▶ _Your instructions_: Return each line of the data below exactly, omitting any pictures.

[Available data start]

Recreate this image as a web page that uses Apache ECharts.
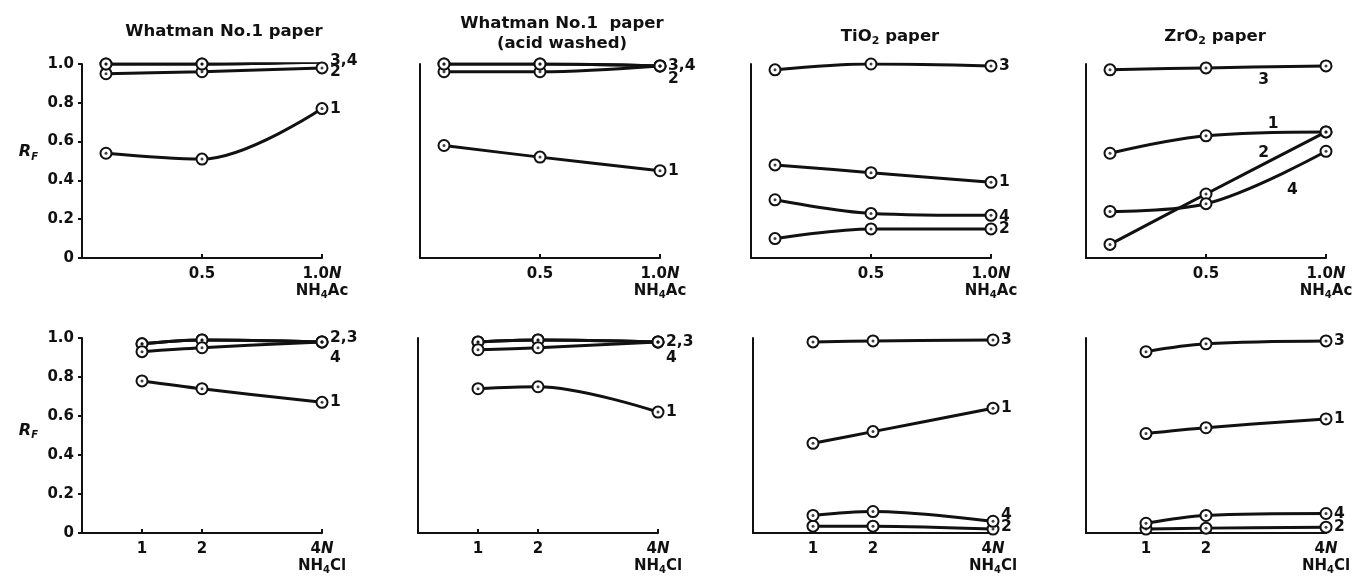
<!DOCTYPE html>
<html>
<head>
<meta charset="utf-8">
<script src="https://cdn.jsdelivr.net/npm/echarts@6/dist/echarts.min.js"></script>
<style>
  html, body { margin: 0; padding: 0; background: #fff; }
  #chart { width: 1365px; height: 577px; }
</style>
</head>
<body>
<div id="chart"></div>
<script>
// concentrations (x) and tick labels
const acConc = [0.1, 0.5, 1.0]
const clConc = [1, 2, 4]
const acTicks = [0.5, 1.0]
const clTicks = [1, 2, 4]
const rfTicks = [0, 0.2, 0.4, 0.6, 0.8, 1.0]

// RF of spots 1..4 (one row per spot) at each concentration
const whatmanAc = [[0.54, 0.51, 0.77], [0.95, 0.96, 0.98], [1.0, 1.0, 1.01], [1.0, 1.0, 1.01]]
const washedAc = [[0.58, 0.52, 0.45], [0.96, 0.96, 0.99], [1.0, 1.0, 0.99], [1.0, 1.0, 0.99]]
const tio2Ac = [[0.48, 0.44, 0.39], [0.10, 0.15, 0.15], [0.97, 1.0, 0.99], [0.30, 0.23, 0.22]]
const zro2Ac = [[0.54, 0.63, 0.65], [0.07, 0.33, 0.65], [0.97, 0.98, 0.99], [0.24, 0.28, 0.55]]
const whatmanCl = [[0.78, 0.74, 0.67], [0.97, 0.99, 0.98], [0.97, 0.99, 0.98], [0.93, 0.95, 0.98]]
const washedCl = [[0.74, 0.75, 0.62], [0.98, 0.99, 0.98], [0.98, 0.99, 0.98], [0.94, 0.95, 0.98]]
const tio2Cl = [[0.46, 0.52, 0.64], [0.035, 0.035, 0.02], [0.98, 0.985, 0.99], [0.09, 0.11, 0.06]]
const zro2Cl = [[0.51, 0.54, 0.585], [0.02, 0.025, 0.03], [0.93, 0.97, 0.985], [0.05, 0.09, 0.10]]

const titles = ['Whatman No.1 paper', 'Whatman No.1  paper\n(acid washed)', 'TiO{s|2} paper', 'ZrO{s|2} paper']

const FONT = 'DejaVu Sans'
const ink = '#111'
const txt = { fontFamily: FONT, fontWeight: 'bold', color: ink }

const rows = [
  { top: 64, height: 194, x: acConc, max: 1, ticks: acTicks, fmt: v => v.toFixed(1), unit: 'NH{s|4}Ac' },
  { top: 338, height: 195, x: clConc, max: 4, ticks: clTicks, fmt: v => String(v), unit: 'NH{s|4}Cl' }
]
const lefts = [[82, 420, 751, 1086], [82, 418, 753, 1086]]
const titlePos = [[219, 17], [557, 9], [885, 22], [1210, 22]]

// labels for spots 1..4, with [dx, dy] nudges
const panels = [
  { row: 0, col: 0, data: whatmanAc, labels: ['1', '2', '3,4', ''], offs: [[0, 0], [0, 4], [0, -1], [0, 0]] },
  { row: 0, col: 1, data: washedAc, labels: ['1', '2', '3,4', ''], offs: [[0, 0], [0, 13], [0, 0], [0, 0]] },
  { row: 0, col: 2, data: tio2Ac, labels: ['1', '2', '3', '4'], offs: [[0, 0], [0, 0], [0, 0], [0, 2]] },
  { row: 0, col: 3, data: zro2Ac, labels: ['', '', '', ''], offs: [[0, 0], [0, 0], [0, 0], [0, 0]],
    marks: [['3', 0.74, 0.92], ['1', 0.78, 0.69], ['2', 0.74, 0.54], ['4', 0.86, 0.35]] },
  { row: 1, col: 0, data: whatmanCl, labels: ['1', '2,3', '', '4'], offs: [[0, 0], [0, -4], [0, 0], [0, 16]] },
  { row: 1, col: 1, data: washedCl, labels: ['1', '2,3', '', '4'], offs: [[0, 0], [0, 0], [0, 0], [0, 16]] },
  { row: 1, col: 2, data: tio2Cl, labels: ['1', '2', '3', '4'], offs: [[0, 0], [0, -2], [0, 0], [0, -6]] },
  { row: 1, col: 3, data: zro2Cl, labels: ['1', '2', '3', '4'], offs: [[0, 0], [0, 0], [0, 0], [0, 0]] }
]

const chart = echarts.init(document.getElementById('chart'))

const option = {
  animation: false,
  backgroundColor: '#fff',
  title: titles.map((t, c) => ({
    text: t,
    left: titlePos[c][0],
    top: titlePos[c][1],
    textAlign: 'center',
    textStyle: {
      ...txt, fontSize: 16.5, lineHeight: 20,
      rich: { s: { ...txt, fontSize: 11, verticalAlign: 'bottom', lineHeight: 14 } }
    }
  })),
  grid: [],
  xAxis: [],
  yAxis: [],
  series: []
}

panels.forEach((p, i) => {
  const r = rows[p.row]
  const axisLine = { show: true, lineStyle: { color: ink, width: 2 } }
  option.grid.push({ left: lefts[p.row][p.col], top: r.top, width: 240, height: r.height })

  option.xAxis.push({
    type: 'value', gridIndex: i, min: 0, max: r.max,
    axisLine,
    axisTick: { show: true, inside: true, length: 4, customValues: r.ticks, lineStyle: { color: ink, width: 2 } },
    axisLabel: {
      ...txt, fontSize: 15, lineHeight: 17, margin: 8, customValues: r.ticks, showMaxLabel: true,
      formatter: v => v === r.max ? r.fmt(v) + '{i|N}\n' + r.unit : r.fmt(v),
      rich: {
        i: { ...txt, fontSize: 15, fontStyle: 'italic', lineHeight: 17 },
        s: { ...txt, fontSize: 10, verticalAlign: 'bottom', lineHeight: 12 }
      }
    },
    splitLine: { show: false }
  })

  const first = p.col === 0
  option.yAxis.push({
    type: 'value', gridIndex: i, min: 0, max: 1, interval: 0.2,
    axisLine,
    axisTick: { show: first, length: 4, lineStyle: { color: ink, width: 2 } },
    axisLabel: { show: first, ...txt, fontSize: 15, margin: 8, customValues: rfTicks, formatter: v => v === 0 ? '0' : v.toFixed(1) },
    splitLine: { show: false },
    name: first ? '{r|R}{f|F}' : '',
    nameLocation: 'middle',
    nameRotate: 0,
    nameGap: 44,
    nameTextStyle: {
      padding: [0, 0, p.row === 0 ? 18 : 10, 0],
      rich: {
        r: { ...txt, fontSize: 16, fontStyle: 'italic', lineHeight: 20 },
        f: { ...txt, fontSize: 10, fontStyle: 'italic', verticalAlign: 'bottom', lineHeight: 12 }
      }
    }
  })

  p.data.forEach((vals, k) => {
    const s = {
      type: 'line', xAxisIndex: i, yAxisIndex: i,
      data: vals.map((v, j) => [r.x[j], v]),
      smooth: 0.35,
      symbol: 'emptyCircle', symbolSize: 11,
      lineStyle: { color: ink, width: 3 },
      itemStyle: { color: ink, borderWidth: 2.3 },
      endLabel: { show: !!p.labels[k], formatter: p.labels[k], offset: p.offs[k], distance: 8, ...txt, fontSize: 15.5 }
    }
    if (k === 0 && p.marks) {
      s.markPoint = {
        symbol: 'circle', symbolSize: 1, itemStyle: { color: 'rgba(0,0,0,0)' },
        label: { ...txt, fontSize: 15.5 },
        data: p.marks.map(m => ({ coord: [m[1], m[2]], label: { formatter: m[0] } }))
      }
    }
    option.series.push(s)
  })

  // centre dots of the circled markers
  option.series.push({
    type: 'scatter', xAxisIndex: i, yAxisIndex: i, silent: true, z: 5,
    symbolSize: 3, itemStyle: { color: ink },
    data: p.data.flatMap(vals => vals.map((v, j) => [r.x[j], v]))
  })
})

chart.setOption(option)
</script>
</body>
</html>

[Available data end]

▶ _Problem solution_:
Recreate this image as a web page that uses Apache ECharts.
<!DOCTYPE html>
<html>
<head>
<meta charset="utf-8">
<script src="https://cdn.jsdelivr.net/npm/echarts@6/dist/echarts.min.js"></script>
<style>
  html, body { margin: 0; padding: 0; background: #fff; }
  #chart { width: 1365px; height: 577px; }
</style>
</head>
<body>
<div id="chart"></div>
<script>
// concentrations (x) and tick labels
const acConc = [0.1, 0.5, 1.0]
const clConc = [1, 2, 4]
const acTicks = [0.5, 1.0]
const clTicks = [1, 2, 4]
const rfTicks = [0, 0.2, 0.4, 0.6, 0.8, 1.0]

// RF of spots 1..4 (one row per spot) at each concentration
const whatmanAc = [[0.54, 0.51, 0.77], [0.95, 0.96, 0.98], [1.0, 1.0, 1.01], [1.0, 1.0, 1.01]]
const washedAc = [[0.58, 0.52, 0.45], [0.96, 0.96, 0.99], [1.0, 1.0, 0.99], [1.0, 1.0, 0.99]]
const tio2Ac = [[0.48, 0.44, 0.39], [0.10, 0.15, 0.15], [0.97, 1.0, 0.99], [0.30, 0.23, 0.22]]
const zro2Ac = [[0.54, 0.63, 0.65], [0.07, 0.33, 0.65], [0.97, 0.98, 0.99], [0.24, 0.28, 0.55]]
const whatmanCl = [[0.78, 0.74, 0.67], [0.97, 0.99, 0.98], [0.97, 0.99, 0.98], [0.93, 0.95, 0.98]]
const washedCl = [[0.74, 0.75, 0.62], [0.98, 0.99, 0.98], [0.98, 0.99, 0.98], [0.94, 0.95, 0.98]]
const tio2Cl = [[0.46, 0.52, 0.64], [0.035, 0.035, 0.02], [0.98, 0.985, 0.99], [0.09, 0.11, 0.06]]
const zro2Cl = [[0.51, 0.54, 0.585], [0.02, 0.025, 0.03], [0.93, 0.97, 0.985], [0.05, 0.09, 0.10]]

const titles = ['Whatman No.1 paper', 'Whatman No.1  paper\n(acid washed)', 'TiO{s|2} paper', 'ZrO{s|2} paper']

const FONT = 'DejaVu Sans'
const ink = '#111'
const txt = { fontFamily: FONT, fontWeight: 'bold', color: ink }

const rows = [
  { top: 64, height: 194, x: acConc, max: 1, ticks: acTicks, fmt: v => v.toFixed(1), unit: 'NH{s|4}Ac' },
  { top: 338, height: 195, x: clConc, max: 4, ticks: clTicks, fmt: v => String(v), unit: 'NH{s|4}Cl' }
]
const lefts = [[82, 420, 751, 1086], [82, 418, 753, 1086]]
const titlePos = [[219, 17], [557, 9], [885, 22], [1210, 22]]

// labels for spots 1..4, with [dx, dy] nudges
const panels = [
  { row: 0, col: 0, data: whatmanAc, labels: ['1', '2', '3,4', ''], offs: [[0, 0], [0, 4], [0, -1], [0, 0]] },
  { row: 0, col: 1, data: washedAc, labels: ['1', '2', '3,4', ''], offs: [[0, 0], [0, 13], [0, 0], [0, 0]] },
  { row: 0, col: 2, data: tio2Ac, labels: ['1', '2', '3', '4'], offs: [[0, 0], [0, 0], [0, 0], [0, 2]] },
  { row: 0, col: 3, data: zro2Ac, labels: ['', '', '', ''], offs: [[0, 0], [0, 0], [0, 0], [0, 0]],
    marks: [['3', 0.74, 0.92], ['1', 0.78, 0.69], ['2', 0.74, 0.54], ['4', 0.86, 0.35]] },
  { row: 1, col: 0, data: whatmanCl, labels: ['1', '2,3', '', '4'], offs: [[0, 0], [0, -4], [0, 0], [0, 16]] },
  { row: 1, col: 1, data: washedCl, labels: ['1', '2,3', '', '4'], offs: [[0, 0], [0, 0], [0, 0], [0, 16]] },
  { row: 1, col: 2, data: tio2Cl, labels: ['1', '2', '3', '4'], offs: [[0, 0], [0, -2], [0, 0], [0, -6]] },
  { row: 1, col: 3, data: zro2Cl, labels: ['1', '2', '3', '4'], offs: [[0, 0], [0, 0], [0, 0], [0, 0]] }
]

const chart = echarts.init(document.getElementById('chart'))

const option = {
  animation: false,
  backgroundColor: '#fff',
  title: titles.map((t, c) => ({
    text: t,
    left: titlePos[c][0],
    top: titlePos[c][1],
    textAlign: 'center',
    textStyle: {
      ...txt, fontSize: 16.5, lineHeight: 20,
      rich: { s: { ...txt, fontSize: 11, verticalAlign: 'bottom', lineHeight: 14 } }
    }
  })),
  grid: [],
  xAxis: [],
  yAxis: [],
  series: []
}

panels.forEach((p, i) => {
  const r = rows[p.row]
  const axisLine = { show: true, lineStyle: { color: ink, width: 2 } }
  option.grid.push({ left: lefts[p.row][p.col], top: r.top, width: 240, height: r.height })

  option.xAxis.push({
    type: 'value', gridIndex: i, min: 0, max: r.max,
    axisLine,
    axisTick: { show: true, inside: true, length: 4, customValues: r.ticks, lineStyle: { color: ink, width: 2 } },
    axisLabel: {
      ...txt, fontSize: 15, lineHeight: 17, margin: 8, customValues: r.ticks, showMaxLabel: true,
      formatter: v => v === r.max ? r.fmt(v) + '{i|N}\n' + r.unit : r.fmt(v),
      rich: {
        i: { ...txt, fontSize: 15, fontStyle: 'italic', lineHeight: 17 },
        s: { ...txt, fontSize: 10, verticalAlign: 'bottom', lineHeight: 12 }
      }
    },
    splitLine: { show: false }
  })

  const first = p.col === 0
  option.yAxis.push({
    type: 'value', gridIndex: i, min: 0, max: 1, interval: 0.2,
    axisLine,
    axisTick: { show: first, length: 4, lineStyle: { color: ink, width: 2 } },
    axisLabel: { show: first, ...txt, fontSize: 15, margin: 8, customValues: rfTicks, formatter: v => v === 0 ? '0' : v.toFixed(1) },
    splitLine: { show: false },
    name: first ? '{r|R}{f|F}' : '',
    nameLocation: 'middle',
    nameRotate: 0,
    nameGap: 44,
    nameTextStyle: {
      padding: [0, 0, p.row === 0 ? 18 : 10, 0],
      rich: {
        r: { ...txt, fontSize: 16, fontStyle: 'italic', lineHeight: 20 },
        f: { ...txt, fontSize: 10, fontStyle: 'italic', verticalAlign: 'bottom', lineHeight: 12 }
      }
    }
  })

  p.data.forEach((vals, k) => {
    const s = {
      type: 'line', xAxisIndex: i, yAxisIndex: i,
      data: vals.map((v, j) => [r.x[j], v]),
      smooth: 0.35,
      symbol: 'emptyCircle', symbolSize: 11,
      lineStyle: { color: ink, width: 3 },
      itemStyle: { color: ink, borderWidth: 2.3 },
      endLabel: { show: !!p.labels[k], formatter: p.labels[k], offset: p.offs[k], distance: 8, ...txt, fontSize: 15.5 }
    }
    if (k === 0 && p.marks) {
      s.markPoint = {
        symbol: 'circle', symbolSize: 1, itemStyle: { color: 'rgba(0,0,0,0)' },
        label: { ...txt, fontSize: 15.5 },
        data: p.marks.map(m => ({ coord: [m[1], m[2]], label: { formatter: m[0] } }))
      }
    }
    option.series.push(s)
  })

  // centre dots of the circled markers
  option.series.push({
    type: 'scatter', xAxisIndex: i, yAxisIndex: i, silent: true, z: 5,
    symbolSize: 3, itemStyle: { color: ink },
    data: p.data.flatMap(vals => vals.map((v, j) => [r.x[j], v]))
  })
})

chart.setOption(option)
</script>
</body>
</html>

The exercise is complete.